Now imagine a boosted tree model where Income contributes 184.6 total gain out of 1240.3 overall gain. Its gain share is about 14.88%. If it appears in 28 out of 315 splits, its split share is about 8.89%. That pattern suggests Income is not the most frequently used feature, but when it is used, it produces relatively strong predictive improvements.

How variable importance differs from SHAP values

People often search for variable importance and SHAP together. They are related but not identical. Variable importance usually gives you a global ranking for the model as a whole. SHAP values explain how each feature contributes to individual predictions and can be aggregated into global importance summaries. If your goal is a quick feature ranking, permutation or gain importance may be enough. If your goal is prediction-level explainability with direction and magnitude, SHAP is often more informative.

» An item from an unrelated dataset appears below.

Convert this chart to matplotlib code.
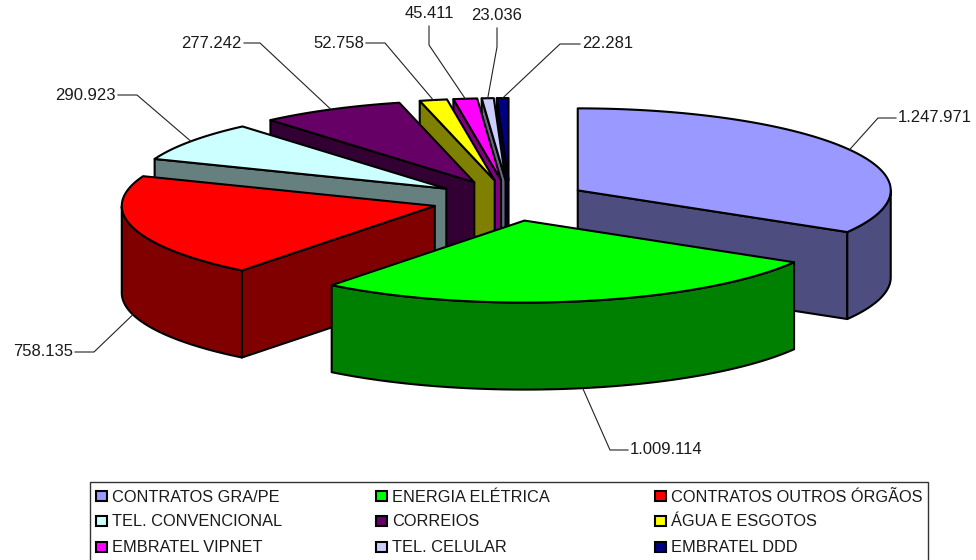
import numpy as np
import matplotlib
matplotlib.use('Agg')
import matplotlib.pyplot as plt
from matplotlib.patches import Polygon, Rectangle

plt.rcParams['font.family'] = ['Liberation Sans', 'DejaVu Sans']

categorias = ['CONTRATOS GRA/PE', 'ENERGIA ELÉTRICA', 'CONTRATOS OUTROS ÓRGÃOS',
              'TEL. CONVENCIONAL', 'CORREIOS', 'ÁGUA E ESGOTOS',
              'EMBRATEL VIPNET', 'TEL. CELULAR', 'EMBRATEL DDD']
valores = [1247971, 1009114, 758135, 290923, 277242, 52758, 45411, 23036, 22281]
rotulos = ['1.247.971', '1.009.114', '758.135', '290.923', '277.242',
           '52.758', '45.411', '23.036', '22.281']
cores = ['#9999FF', '#00FF00', '#FF0000', '#CCFFFF', '#660066',
         '#FFFF00', '#FF00FF', '#CCCCFF', '#000080']

# geometria da pizza, em pixels
CX, CY = 510, 200.5
RX, RY = 313, 82
ALTURA = 87
EXPLODE = 78

# cotovelo da linha e posicao do texto de cada rotulo
cotovelos = [(878, 118), (610, 450), (94, 352), (137, 95), (260, 43),
             (385, 43), (429, 45), (497, 47), (560, 44)]
pontas = [(896, 118), (628, 450), (75, 352), (118, 95), (244, 43),
          (366, 43), (429, 26), (497, 28), (580, 44)]
alinha = [('left', 'center'), ('left', 'center'), ('right', 'center'),
          ('right', 'center'), ('right', 'center'), ('right', 'center'),
          ('center', 'bottom'), ('center', 'bottom'), ('left', 'center')]


def ponto(cx, cy, ang):
    return cx + RX * np.sin(ang), cy - RY * np.cos(ang)


def escurecer(cor):
    return tuple(c * 0.5 for c in matplotlib.colors.to_rgb(cor))


fig = plt.figure(figsize=(9.76, 5.6), dpi=100)
ax = fig.add_axes([0, 0, 1, 1])
ax.set_xlim(0, 976)
ax.set_ylim(560, 0)
ax.axis('off')

fatias = []
acum = np.cumsum([0] + valores) / sum(valores) * 2 * np.pi
for i in range(len(valores)):
    a0, a1 = acum[i], acum[i + 1]
    meio = (a0 + a1) / 2
    cx = CX + EXPLODE * np.sin(meio)
    cy = CY - EXPLODE * RY / RX * np.cos(meio)
    fatias.append((cy, i, a0, a1, meio, cx))

# pinta de tras para frente
for cy, i, a0, a1, meio, cx in sorted(fatias):
    angs = np.linspace(a0, a1, 120)
    xs, ys = ponto(cx, cy, angs)
    topo = list(zip(xs, ys))
    escuro = escurecer(cores[i])

    # faces radiais visiveis
    for p, q in [((cx, cy), topo[0]), (topo[-1], (cx, cy))]:
        if q[0] - p[0] < 0:
            ax.add_patch(Polygon([p, q, (q[0], q[1] + ALTURA), (p[0], p[1] + ALTURA)],
                                 fc=escuro, ec='black', lw=1.5, joinstyle='round'))

    # parede externa, so a parte da frente
    frente = (angs >= np.pi / 2) & (angs <= 3 * np.pi / 2)
    if frente.any():
        fx, fy = xs[frente], ys[frente]
        parede = list(zip(fx, fy)) + list(zip(fx[::-1], fy[::-1] + ALTURA))
        ax.add_patch(Polygon(parede, fc=escuro, ec='black', lw=1.5, joinstyle='round'))

    ax.add_patch(Polygon([(cx, cy)] + topo, fc=cores[i], ec='black', lw=1.5, joinstyle='round'))

# rotulos com linha de chamada
for cy, i, a0, a1, meio, cx in fatias:
    px, py = ponto(cx, cy, meio)
    if np.pi / 2 < meio < 3 * np.pi / 2:
        py += ALTURA
    ex, ey = cotovelos[i]
    tx, ty = pontas[i]
    ax.plot([px, ex, tx], [py, ey, ty], color='#222222', lw=0.8, zorder=5)
    ha, va = alinha[i]
    off = 2 if ha == 'left' else (-2 if ha == 'right' else 0)
    suba = 5 if va == 'bottom' else 0
    ax.text(tx + off, ty - suba, rotulos[i], ha=ha, va=va, fontsize=12, color='#1a1a1a', zorder=6)

# legenda
ax.add_patch(Rectangle((90, 482), 838, 90, fc='white', ec='#333333', lw=1, zorder=7))
col_x = [96, 376, 655]
lin_y = [497, 522, 548]
for i, nome in enumerate(categorias):
    x = col_x[i % 3]
    y = lin_y[i // 3]
    ax.add_patch(Rectangle((x, y - 6), 11, 10, fc=cores[i], ec='black', lw=1.5, zorder=8))
    ax.text(x + 16, y, nome, ha='left', va='center', fontsize=11.8, color='#1a1a1a', zorder=8)

fig.savefig('out.png', dpi=100)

Authoritative references and further reading

If you want to go deeper into model interpretation, these sources are strong places to start:

NIST AI Risk Management Framework for trustworthy AI and model governance context.
University of California, Berkeley: Breiman’s Random Forests paper for classic theory behind bootstrap sampling, out-of-bag evaluation, and feature importance.
Google’s Machine Learning educational materials for accessible explanations of metrics, validation, and model behavior.

Final takeaway

So, how is variable importance calculated? The honest expert answer is: it depends on the method. In permutation importance, it is the drop in validation performance after shuffling one feature. In tree gain importance, it is the share of split improvement attributed to that feature across the ensemble. Both are useful. Neither is perfect. The best practice is to calculate importance on reliable evaluation data, compare more than one method, and interpret rankings in the context of feature correlation, metric choice, and business goals. Use the calculator above as a fast way to quantify both the raw importance value and the relative percentage so your interpretation starts with clear math instead of guesswork.